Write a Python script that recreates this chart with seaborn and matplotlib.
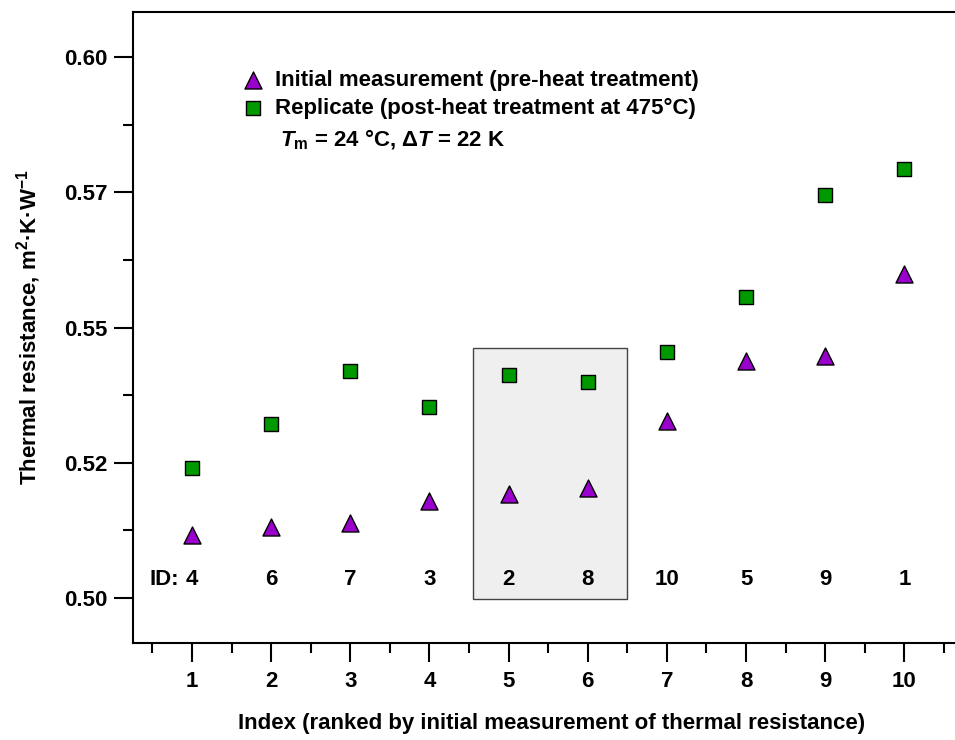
import matplotlib
matplotlib.use("Agg")
import matplotlib.pyplot as plt
import seaborn as sns
import pandas as pd
from matplotlib.patches import Rectangle
from matplotlib.ticker import FixedLocator, FixedFormatter, MultipleLocator

# ---- data ----
index = [1, 2, 3, 4, 5, 6, 7, 8, 9, 10]
sample_ids = ["4", "6", "7", "3", "2", "8", "10", "5", "9", "1"]
initial = [0.5116, 0.5131, 0.5138, 0.5179, 0.5193, 0.5204, 0.5328, 0.5439, 0.5448, 0.5598]
replicate = [0.5240, 0.5322, 0.5420, 0.5354, 0.5412, 0.5400, 0.5454, 0.5557, 0.5745, 0.5793]
ytick_vals = [0.50, 0.525, 0.55, 0.575, 0.60]
ytick_labels = ["0.50", "0.52", "0.55", "0.57", "0.60"]
xtick_vals = [1, 2, 3, 4, 5, 6, 7, 8, 9, 10]
xtick_labels = ["1", "2", "3", "4", "5", "6", "7", "8", "9", "10"]
label_initial = "Initial measurement (pre-heat treatment)"
label_replicate = "Replicate (post-heat treatment at 475°C)"

df = pd.DataFrame({"index": index, "initial": initial, "replicate": replicate})

sns.set_theme(style="ticks")
plt.rcParams["font.family"] = ["Liberation Sans", "DejaVu Sans"]
plt.rcParams["font.weight"] = "bold"
plt.rcParams["text.color"] = "black"
plt.rcParams["axes.labelcolor"] = "black"
plt.rcParams["xtick.color"] = "black"
plt.rcParams["ytick.color"] = "black"
plt.rcParams["mathtext.fontset"] = "custom"
plt.rcParams["mathtext.rm"] = "Liberation Sans:bold"
plt.rcParams["mathtext.it"] = "Liberation Sans:italic:bold"
plt.rcParams["mathtext.bf"] = "Liberation Sans:bold"

FS = 16
fig = plt.figure(figsize=(9.55, 7.4), dpi=100)
ax = fig.add_axes([133 / 955, 1 - 643 / 740, 1 - 133 / 955, (643 - 12) / 740])

# highlighted box
ax.add_patch(Rectangle((4.55, 0.4998), 1.95, 0.5463 - 0.4998, facecolor="#efefef",
                       edgecolor="#444444", linewidth=1.0, zorder=0))

purple = "#9900cc"
green = "#009900"
sns.scatterplot(data=df, x="index", y="initial", ax=ax, marker="^", s=150,
                color=purple, edgecolor="black", linewidth=1.0, label=label_initial, zorder=3)
sns.scatterplot(data=df, x="index", y="replicate", ax=ax, marker="s", s=110,
                color=green, edgecolor="black", linewidth=1.0, label=label_replicate, zorder=3)

# ID labels
for xi, sid in zip(index, sample_ids):
    ax.text(xi, 0.5035, sid, ha="center", va="center", fontsize=FS, fontweight="bold", zorder=4)
ax.annotate("ID:", xy=(index[0], 0.5035), xytext=(-9, 0), textcoords="offset points",
            ha="right", va="center", fontsize=FS, fontweight="bold")

ax.set_xlim(0.254, 10.64)
ax.set_ylim(0.4917, 0.6083)

ax.xaxis.set_major_locator(FixedLocator(xtick_vals))
ax.xaxis.set_major_formatter(FixedFormatter(xtick_labels))
ax.xaxis.set_minor_locator(MultipleLocator(0.5))
ax.yaxis.set_major_locator(FixedLocator(ytick_vals))
ax.yaxis.set_major_formatter(FixedFormatter(ytick_labels))
ax.yaxis.set_minor_locator(MultipleLocator(0.0125))

ax.tick_params(axis="both", which="major", direction="out", length=13.5, width=1.5,
               labelsize=FS, pad=5, color="black", labelcolor="black")
ax.tick_params(axis="x", which="major", pad=7)
ax.tick_params(axis="both", which="minor", direction="out", length=7, width=1.5, color="black")
for lab in ax.get_xticklabels() + ax.get_yticklabels():
    lab.set_fontweight("bold")

for s in ["left", "top", "bottom"]:
    ax.spines[s].set_linewidth(1.5)
    ax.spines[s].set_color("black")
ax.spines["right"].set_visible(False)

ax.set_xlabel("Index (ranked by initial measurement of thermal resistance)",
              fontsize=FS, fontweight="bold")
ax.xaxis.set_label_coords((552 - 133) / 822, -(713 - 643) / 631)
ax.set_ylabel(r"Thermal resistance, m$^{2}$·K·W$^{-1}$", fontsize=FS, fontweight="bold", labelpad=15)

leg = ax.legend(loc="upper left", bbox_to_anchor=(0.1216, 0.922), frameon=False,
                fontsize=FS, handlelength=1.0, handletextpad=0.5, labelspacing=0.32,
                borderaxespad=0)
for t in leg.get_texts():
    t.set_fontweight("bold")
    t.set_color("black")

ax.text(147 / 822, 1 - 128 / 631, r"$\mathit{T}_{\mathrm{m}}$ = 24 °C, $\Delta\mathit{T}$ = 22 K",
        transform=ax.transAxes, fontsize=FS, fontweight="bold", ha="left", va="center")

fig.savefig("out.png", dpi=100)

▶ _What you will do_:
Restate exactly, please, only the lines between the start of the data and the line containing "from matplotlib.ticker import", both ends included, skipping the pictures.

▶ _Task solution_:
Write a Python script that recreates this chart with seaborn and matplotlib.
import matplotlib
matplotlib.use("Agg")
import matplotlib.pyplot as plt
import seaborn as sns
import pandas as pd
from matplotlib.patches import Rectangle
from matplotlib.ticker import FixedLocator, FixedFormatter, MultipleLocator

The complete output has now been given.